Since 2009, EDC’s track record of success is truly impressive. Through early coordination with permitting agencies and environmental stakeholders, the FHWA helped New York State complete the complex Tappan Zee Bridge EIS in approximately 18 months. Highlighting permitting requirements early in the Tappan Zee NEPA review resulted in substantial environmental benefits, such as reductions in the dredging necessary to build the new bridge and the incorporation of smaller pilings into project design. Programmatic agreements between the FHWA and numerous resource agencies promoted both impact avoidance and regional or watershed-based mitigation measures known to address construction and operational impacts successfully. The negotiation of memoranda of agreement with key permitting agencies helped reduce duplicative reviews and elevate environmental concerns into preliminary engineering designs. EDC did all this without new legislation or amendments to existing regulations. The Council on Environmental Quality (CEQ) regulations and the FHWA’s own implementing NEPA regulations contained ample authority to support the action EDC promoted. After all, CEQ regulations state clearly that better NEPA documents are not the prime objective of complying with the statute—the process should result in better decisions. We knew full well that new legislation, even proposals that just nibbled around the edges of established NEPA practice, would be unpopular. Thus, to achieve desired results, we relied largely on the tools already in our possession.

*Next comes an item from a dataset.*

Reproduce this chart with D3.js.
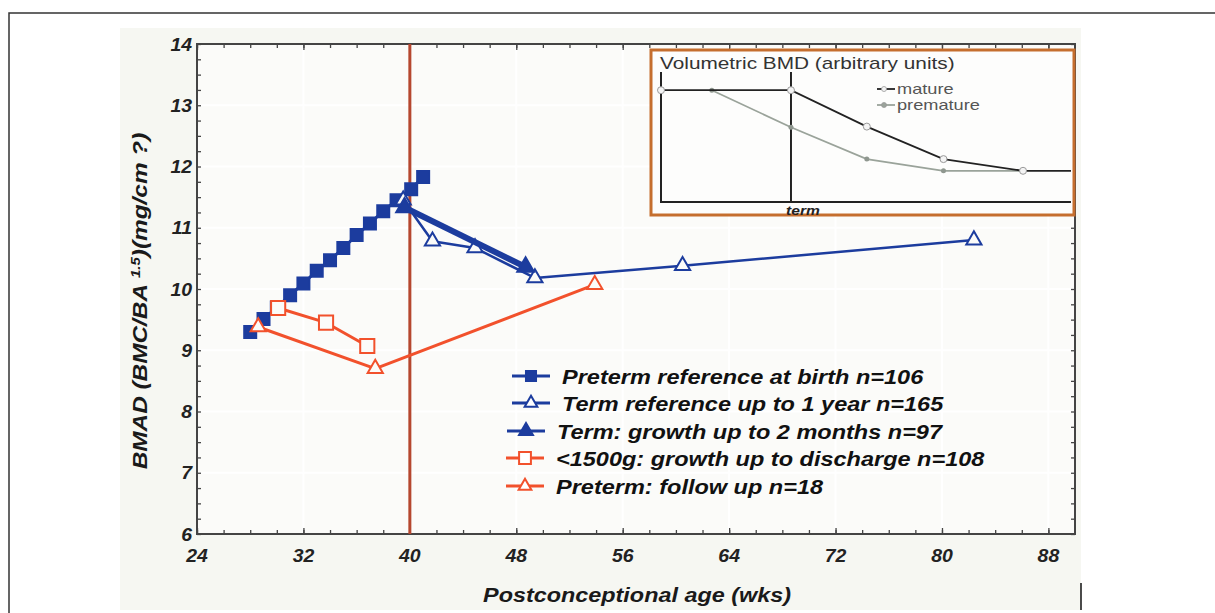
<!DOCTYPE html>
<html>
<head>
<meta charset="utf-8">
<script src="https://cdn.jsdelivr.net/npm/d3@7"></script>
<style>
  body { margin: 0; background: #fff; }
  svg { display: block; }
  text { font-family: "Liberation Sans", Arial, sans-serif; }
  .bi { font-weight: bold; font-style: italic; }
</style>
</head>
<body>
<div id="chart"></div>
<script>
// main chart data (weeks, BMAD)
const pretermRefX = [28, 29, 30, 31, 32, 33, 34, 35, 36, 37, 38, 39, 40.1, 41];
const pretermRefY = [9.30, 9.51, 9.70, 9.90, 10.09, 10.30, 10.47, 10.67, 10.88, 11.07, 11.27, 11.45, 11.63, 11.83];

const termRefX = [39.5, 41.7, 44.9, 49.4, 60.5, 82.4];
const termRefY = [11.45, 10.78, 10.67, 10.18, 10.38, 10.80];

const termGrowthX = [39.6, 48.7];
const termGrowthY = [11.33, 10.36];

const vlbwX = [30.1, 33.7, 36.8];
const vlbwY = [9.69, 9.45, 9.07];

const followUpX = [28.6, 37.4, 53.9];
const followUpY = [9.38, 8.70, 10.07];

const xTicks = [24, 32, 40, 48, 56, 64, 72, 80, 88];
const yTicks = [6, 7, 8, 9, 10, 11, 12, 13, 14];

const legendLabels = [
  "Preterm reference at birth n=106",
  "Term reference up to 1 year n=165",
  "Term: growth up to 2 months n=97",
  "<1500g: growth up to discharge n=108",
  "Preterm: follow up n=18"
];

// inset data (arbitrary units)
const matureX = [0, 3.17, 5.02, 6.89, 8.83, 10];
const matureY = [8.6, 8.6, 5.8, 3.3, 2.4, 2.4];
const prematureX = [1.24, 3.17, 5.02, 6.89, 8.83];
const prematureY = [8.6, 5.75, 3.3, 2.4, 2.4];
const termX = 3.17;

const BLUE = "#1c3c9e";
const RED = "#f2512c";
const W = 1215, H = 613;

const svg = d3.select("#chart").append("svg")
  .attr("width", W).attr("height", H);

// the source picture is stretched sideways, so text gets a horizontal scale
function stretchedText(parent, px, py, sx, rot) {
  return parent.append("text")
    .attr("transform", `translate(${px},${py})` + (rot ? ` rotate(${rot})` : "") + ` scale(${sx},1)`);
}

// outer frame + grey panel
svg.append("rect").attr("x", 120).attr("y", 28).attr("width", 961).attr("height", 582)
  .attr("fill", "#f6f7f2");
svg.append("path").attr("d", "M9,613V13H1215")
  .attr("fill", "none").attr("stroke", "#333").attr("stroke-width", 1.5);
svg.append("line").attr("x1", 1081).attr("x2", 1081).attr("y1", 583).attr("y2", 610)
  .attr("stroke", "#111").attr("stroke-width", 1.5);

const x = d3.scaleLinear().domain([24, 90]).range([197, 1075]);
const y = d3.scaleLinear().domain([6, 14]).range([534, 44]);

// plot background + faint grid
svg.append("rect").attr("x", 197).attr("y", 44).attr("width", 878).attr("height", 490)
  .attr("fill", "#fbfbf9");
const grid = svg.append("g").attr("stroke", "#ffffff").attr("stroke-width", 2);
grid.selectAll(".gx").data(xTicks).join("line")
  .attr("x1", d => x(d)).attr("x2", d => x(d)).attr("y1", 44).attr("y2", 534);
grid.selectAll(".gy").data(yTicks).join("line")
  .attr("y1", d => y(d)).attr("y2", d => y(d)).attr("x1", 197).attr("x2", 1075);

// axes with inward ticks on all four sides
const xMinor = d3.range(24, 90, 2);
const yMinor = d3.range(6, 14.001, 0.25);
function tickAxis(axis, scale, minor, major) {
  return axis(scale).tickValues(minor).tickSizeInner(major).tickSizeOuter(0).tickFormat("");
}
const axStyle = g => {
  g.select(".domain").remove();
  g.selectAll("line").attr("stroke", "#444").attr("stroke-width", 1.3);
};
svg.append("g").attr("transform", "translate(0,534)")
  .call(tickAxis(d3.axisTop, x, xMinor, 4)).call(axStyle);
svg.append("g").attr("transform", "translate(0,534)")
  .call(tickAxis(d3.axisTop, x, xTicks, 6)).call(axStyle);
svg.append("g").attr("transform", "translate(0,44)")
  .call(tickAxis(d3.axisBottom, x, xMinor, 4)).call(axStyle);
svg.append("g").attr("transform", "translate(0,44)")
  .call(tickAxis(d3.axisBottom, x, xTicks, 6)).call(axStyle);
svg.append("g").attr("transform", "translate(197,0)")
  .call(tickAxis(d3.axisRight, y, yMinor, 4)).call(axStyle);
svg.append("g").attr("transform", "translate(1075,0)")
  .call(tickAxis(d3.axisLeft, y, yMinor, 4)).call(axStyle);

svg.append("rect").attr("x", 197).attr("y", 44).attr("width", 878).attr("height", 490)
  .attr("fill", "none").attr("stroke", "#444").attr("stroke-width", 2);

// tick labels
xTicks.forEach(d => {
  stretchedText(svg, x(d), 562, 1.08)
    .attr("class", "bi").attr("text-anchor", "middle")
    .style("font-size", "18px").attr("fill", "#222").text(d);
});
yTicks.forEach(d => {
  stretchedText(svg, 192, y(d) + 6.5, 1.08)
    .attr("class", "bi").attr("text-anchor", "end")
    .style("font-size", "18px").attr("fill", "#222").text(d);
});

// axis titles
stretchedText(svg, 637, 602, 1.17)
  .attr("class", "bi").attr("text-anchor", "middle")
  .style("font-size", "20px").attr("fill", "#1a1a1a")
  .text("Postconceptional age (wks)");

const yTitle = stretchedText(svg, 147, 301, 1.16, -90)
  .attr("class", "bi").attr("text-anchor", "middle")
  .style("font-size", "21px").attr("fill", "#1a1a1a");
yTitle.append("tspan").text("BMAD (BMC/BA ");
yTitle.append("tspan").attr("baseline-shift", "super").style("font-size", "13px").text("1.5");
yTitle.append("tspan").text(")(mg/cm ?)");

// term line at 40 weeks
svg.append("line").attr("x1", x(40)).attr("x2", x(40)).attr("y1", 44).attr("y2", 534)
  .attr("stroke", "#b5472f").attr("stroke-width", 3);

// inset
const inset = svg.append("g");
inset.append("rect").attr("x", 651).attr("y", 50).attr("width", 423).attr("height", 165)
  .attr("fill", "#fdfdfc").attr("stroke", "#c56e2e").attr("stroke-width", 3);
const ix = d3.scaleLinear().domain([0, 10]).range([661, 1071]);
const iy = d3.scaleLinear().domain([0, 10]).range([202, 72]);
inset.append("path").attr("d", `M${ix(0)},${iy(10)}V${iy(0)}H${ix(10)}`)
  .attr("fill", "none").attr("stroke", "#222").attr("stroke-width", 2);
inset.append("line").attr("x1", ix(termX)).attr("x2", ix(termX)).attr("y1", iy(10)).attr("y2", iy(0))
  .attr("stroke", "#222").attr("stroke-width", 2);
stretchedText(inset, ix(termX) + 12, 215, 1.3)
  .attr("class", "bi").attr("text-anchor", "middle")
  .style("font-size", "12px").attr("fill", "#222").text("term");
stretchedText(inset, 660, 69, 1.3)
  .style("font-size", "16px").attr("fill", "#333")
  .text("Volumetric BMD (arbitrary units)");

const iline = d3.line();
const prematurePts = d3.zip(prematureX, prematureY);
const maturePts = d3.zip(matureX, matureY);
inset.append("path")
  .attr("d", iline(prematurePts.map(p => [ix(p[0]), iy(p[1])])))
  .attr("fill", "none").attr("stroke", "#9aa39a").attr("stroke-width", 1.8);
inset.selectAll(".pdot").data(prematurePts).join("circle")
  .attr("cx", d => ix(d[0])).attr("cy", d => iy(d[1])).attr("r", 2.5)
  .attr("fill", "#8f978f");
inset.append("path")
  .attr("d", iline(maturePts.map(p => [ix(p[0]), iy(p[1])])))
  .attr("fill", "none").attr("stroke", "#222").attr("stroke-width", 1.8);
inset.selectAll(".mdot").data(maturePts.slice(0, 5)).join("circle")
  .attr("cx", d => ix(d[0])).attr("cy", d => iy(d[1])).attr("r", 3.5)
  .attr("fill", "#f4f4f4").attr("stroke", "#999").attr("stroke-width", 1);

// inset legend
[["mature", "#222", 89], ["premature", "#9aa39a", 105]].forEach(([label, col, yy]) => {
  inset.append("line").attr("x1", 877).attr("x2", 895).attr("y1", yy).attr("y2", yy)
    .attr("stroke", col).attr("stroke-width", 1.8);
  inset.append("circle").attr("cx", 884).attr("cy", yy).attr("r", 2.5)
    .attr("fill", label === "mature" ? "#f4f4f4" : col).attr("stroke", "#999").attr("stroke-width", 0.8);
  stretchedText(inset, 897, yy + 5, 1.3)
    .style("font-size", "14px").attr("fill", "#555").text(label);
});

// series
const series = [
  { xs: pretermRefX, ys: pretermRefY, color: BLUE, width: 3, shape: d3.symbolSquare, size: 144, fill: BLUE },
  { xs: termRefX, ys: termRefY, color: BLUE, width: 2.5, shape: d3.symbolTriangle, size: 100, fill: "#fbfbf9" },
  { xs: termGrowthX, ys: termGrowthY, color: BLUE, width: 6, shape: d3.symbolTriangle, size: 120, fill: BLUE },
  { xs: vlbwX, ys: vlbwY, color: RED, width: 3, shape: d3.symbolSquare, size: 200, fill: "#fbfbf9" },
  { xs: followUpX, ys: followUpY, color: RED, width: 3, shape: d3.symbolTriangle, size: 100, fill: "#fbfbf9" }
];

const line = d3.line().x(d => x(d[0])).y(d => y(d[1]));
series.forEach(s => {
  const pts = d3.zip(s.xs, s.ys);
  const g = svg.append("g");
  g.append("path").attr("d", line(pts))
    .attr("fill", "none").attr("stroke", s.color).attr("stroke-width", s.width)
    .attr("stroke-linejoin", "round");
  g.selectAll("path.m").data(pts).join("path").attr("class", "m")
    .attr("transform", d => `translate(${x(d[0])},${y(d[1])})`)
    .attr("d", d3.symbol(s.shape, s.size))
    .attr("fill", s.fill).attr("stroke", s.color).attr("stroke-width", 2);
});

// legend
const legendY = [376, 403, 431, 458, 486];
const legendX = [512, 512, 507, 506, 506];
const legend = svg.append("g");
series.forEach((s, i) => {
  const gx = legendX[i], gy = legendY[i];
  legend.append("line").attr("x1", gx).attr("x2", gx + 38).attr("y1", gy).attr("y2", gy)
    .attr("stroke", s.color).attr("stroke-width", 3);
  legend.append("path")
    .attr("transform", `translate(${gx + 19},${gy})`)
    .attr("d", d3.symbol(s.shape, s.size * 0.7))
    .attr("fill", s.fill === BLUE ? BLUE : "#fff").attr("stroke", s.color).attr("stroke-width", 2);
  stretchedText(legend, gx + 50, gy + 7.5, 1.12)
    .attr("class", "bi")
    .style("font-size", "21px").attr("fill", "#111")
    .text(legendLabels[i]);
});
</script>
</body>
</html>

Even though the FHWA consciously decided to work within existing legal frameworks, many of the program’s successes found their way into the 2012 Moving Ahead for Progress in the 21st Century Act (MAP-21) (US Congress, 2012) and, more recently, into various pending proposals for surface transportation reauthorization. As a result, EDC paved the way for legislative reform that heretofore had been unthinkable. Collapsing the final EIS and the ROD into one document had been discussed for years. But EDC proved that early and effective coordination and active participation by the lead and permitting agencies could render the traditional NEPA cooling-off period meaningless. Encouraging the advanced purchase of right-of-way prior to a NEPA decision had always been believed to prejudice the decision-making process. Now, programmatic agreements demonstrate that advanced planning can equate to good planning. Forcing permitting agencies to act on a deadline was never seriously considered. Yet, even a liberal senator with an impeccable environmental voting record (Sen. Barbara Boxer, CA) was one of the leading advocates of including permitting deadlines in MAP-21. EDC proved that all these could be done without sacrificing environmental protection.
Environmental consultants and natural resources lawyers now face the challenge of promoting these reforms in industry sectors beyond transportation. Limited budgets and deteriorating American infrastructure demand nothing less. EDC’s promise will be fulfilled, however, only if project proponents and government agencies remain committed to environmental stewardship as a companion to more compressed NEPA and permitting reviews. Through EDC, the FHWA demonstrated that “streamlining” is not a dirty word so long as the public sees that protection of our natural resources and communities actually enables more efficient project delivery.